__WRITTEN EXERCISE__: Restate all of the data exactly.

↓↓↓

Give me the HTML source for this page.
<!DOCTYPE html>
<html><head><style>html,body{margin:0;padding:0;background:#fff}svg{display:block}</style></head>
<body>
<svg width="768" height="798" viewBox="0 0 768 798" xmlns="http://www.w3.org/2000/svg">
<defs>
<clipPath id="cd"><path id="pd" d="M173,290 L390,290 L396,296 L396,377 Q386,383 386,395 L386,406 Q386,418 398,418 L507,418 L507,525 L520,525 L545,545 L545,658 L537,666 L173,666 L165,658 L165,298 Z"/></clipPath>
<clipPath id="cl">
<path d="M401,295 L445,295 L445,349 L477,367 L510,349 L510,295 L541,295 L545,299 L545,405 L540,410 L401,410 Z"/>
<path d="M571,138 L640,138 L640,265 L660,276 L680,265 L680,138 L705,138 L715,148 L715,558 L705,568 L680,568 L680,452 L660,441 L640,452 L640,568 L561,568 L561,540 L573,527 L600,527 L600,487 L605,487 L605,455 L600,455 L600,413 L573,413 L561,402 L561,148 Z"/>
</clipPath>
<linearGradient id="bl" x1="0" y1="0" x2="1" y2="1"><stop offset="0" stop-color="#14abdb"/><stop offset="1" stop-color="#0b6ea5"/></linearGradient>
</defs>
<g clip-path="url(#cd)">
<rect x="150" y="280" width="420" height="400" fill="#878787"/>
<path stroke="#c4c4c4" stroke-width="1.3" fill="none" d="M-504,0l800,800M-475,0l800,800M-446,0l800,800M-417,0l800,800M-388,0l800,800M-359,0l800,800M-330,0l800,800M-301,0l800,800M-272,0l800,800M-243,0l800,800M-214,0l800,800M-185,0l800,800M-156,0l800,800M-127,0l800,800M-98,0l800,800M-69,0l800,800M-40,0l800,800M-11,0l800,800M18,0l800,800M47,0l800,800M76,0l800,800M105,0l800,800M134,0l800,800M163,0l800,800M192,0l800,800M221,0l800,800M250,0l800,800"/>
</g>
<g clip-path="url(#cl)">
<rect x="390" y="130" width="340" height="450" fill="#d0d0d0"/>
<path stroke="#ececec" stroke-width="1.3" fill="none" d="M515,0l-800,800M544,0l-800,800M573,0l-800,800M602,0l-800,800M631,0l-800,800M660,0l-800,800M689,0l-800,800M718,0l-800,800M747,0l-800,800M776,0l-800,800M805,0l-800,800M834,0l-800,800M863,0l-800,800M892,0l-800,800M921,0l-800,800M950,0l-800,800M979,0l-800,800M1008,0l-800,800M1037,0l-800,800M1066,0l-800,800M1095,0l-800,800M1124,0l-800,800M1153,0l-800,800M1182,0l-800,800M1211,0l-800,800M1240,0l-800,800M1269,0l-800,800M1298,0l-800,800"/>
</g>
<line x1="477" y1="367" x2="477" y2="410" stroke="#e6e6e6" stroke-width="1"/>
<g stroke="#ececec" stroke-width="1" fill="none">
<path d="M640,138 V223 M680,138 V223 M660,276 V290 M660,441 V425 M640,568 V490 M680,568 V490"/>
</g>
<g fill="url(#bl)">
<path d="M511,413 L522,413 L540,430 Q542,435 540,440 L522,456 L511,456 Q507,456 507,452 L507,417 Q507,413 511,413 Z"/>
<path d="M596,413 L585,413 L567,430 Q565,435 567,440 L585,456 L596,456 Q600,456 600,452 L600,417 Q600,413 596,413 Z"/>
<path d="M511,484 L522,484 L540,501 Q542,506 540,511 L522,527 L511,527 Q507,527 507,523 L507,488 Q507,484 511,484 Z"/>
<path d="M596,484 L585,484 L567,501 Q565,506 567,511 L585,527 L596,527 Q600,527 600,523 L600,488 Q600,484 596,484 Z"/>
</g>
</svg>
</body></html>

↑↑↑

__ANSWER__:
Give me the HTML source for this page.
<!DOCTYPE html>
<html><head><style>html,body{margin:0;padding:0;background:#fff}svg{display:block}</style></head>
<body>
<svg width="768" height="798" viewBox="0 0 768 798" xmlns="http://www.w3.org/2000/svg">
<defs>
<clipPath id="cd"><path id="pd" d="M173,290 L390,290 L396,296 L396,377 Q386,383 386,395 L386,406 Q386,418 398,418 L507,418 L507,525 L520,525 L545,545 L545,658 L537,666 L173,666 L165,658 L165,298 Z"/></clipPath>
<clipPath id="cl">
<path d="M401,295 L445,295 L445,349 L477,367 L510,349 L510,295 L541,295 L545,299 L545,405 L540,410 L401,410 Z"/>
<path d="M571,138 L640,138 L640,265 L660,276 L680,265 L680,138 L705,138 L715,148 L715,558 L705,568 L680,568 L680,452 L660,441 L640,452 L640,568 L561,568 L561,540 L573,527 L600,527 L600,487 L605,487 L605,455 L600,455 L600,413 L573,413 L561,402 L561,148 Z"/>
</clipPath>
<linearGradient id="bl" x1="0" y1="0" x2="1" y2="1"><stop offset="0" stop-color="#14abdb"/><stop offset="1" stop-color="#0b6ea5"/></linearGradient>
</defs>
<g clip-path="url(#cd)">
<rect x="150" y="280" width="420" height="400" fill="#878787"/>
<path stroke="#c4c4c4" stroke-width="1.3" fill="none" d="M-504,0l800,800M-475,0l800,800M-446,0l800,800M-417,0l800,800M-388,0l800,800M-359,0l800,800M-330,0l800,800M-301,0l800,800M-272,0l800,800M-243,0l800,800M-214,0l800,800M-185,0l800,800M-156,0l800,800M-127,0l800,800M-98,0l800,800M-69,0l800,800M-40,0l800,800M-11,0l800,800M18,0l800,800M47,0l800,800M76,0l800,800M105,0l800,800M134,0l800,800M163,0l800,800M192,0l800,800M221,0l800,800M250,0l800,800"/>
</g>
<g clip-path="url(#cl)">
<rect x="390" y="130" width="340" height="450" fill="#d0d0d0"/>
<path stroke="#ececec" stroke-width="1.3" fill="none" d="M515,0l-800,800M544,0l-800,800M573,0l-800,800M602,0l-800,800M631,0l-800,800M660,0l-800,800M689,0l-800,800M718,0l-800,800M747,0l-800,800M776,0l-800,800M805,0l-800,800M834,0l-800,800M863,0l-800,800M892,0l-800,800M921,0l-800,800M950,0l-800,800M979,0l-800,800M1008,0l-800,800M1037,0l-800,800M1066,0l-800,800M1095,0l-800,800M1124,0l-800,800M1153,0l-800,800M1182,0l-800,800M1211,0l-800,800M1240,0l-800,800M1269,0l-800,800M1298,0l-800,800"/>
</g>
<line x1="477" y1="367" x2="477" y2="410" stroke="#e6e6e6" stroke-width="1"/>
<g stroke="#ececec" stroke-width="1" fill="none">
<path d="M640,138 V223 M680,138 V223 M660,276 V290 M660,441 V425 M640,568 V490 M680,568 V490"/>
</g>
<g fill="url(#bl)">
<path d="M511,413 L522,413 L540,430 Q542,435 540,440 L522,456 L511,456 Q507,456 507,452 L507,417 Q507,413 511,413 Z"/>
<path d="M596,413 L585,413 L567,430 Q565,435 567,440 L585,456 L596,456 Q600,456 600,452 L600,417 Q600,413 596,413 Z"/>
<path d="M511,484 L522,484 L540,501 Q542,506 540,511 L522,527 L511,527 Q507,527 507,523 L507,488 Q507,484 511,484 Z"/>
<path d="M596,484 L585,484 L567,501 Q565,506 567,511 L585,527 L596,527 Q600,527 600,523 L600,488 Q600,484 596,484 Z"/>
</g>
</svg>
</body></html>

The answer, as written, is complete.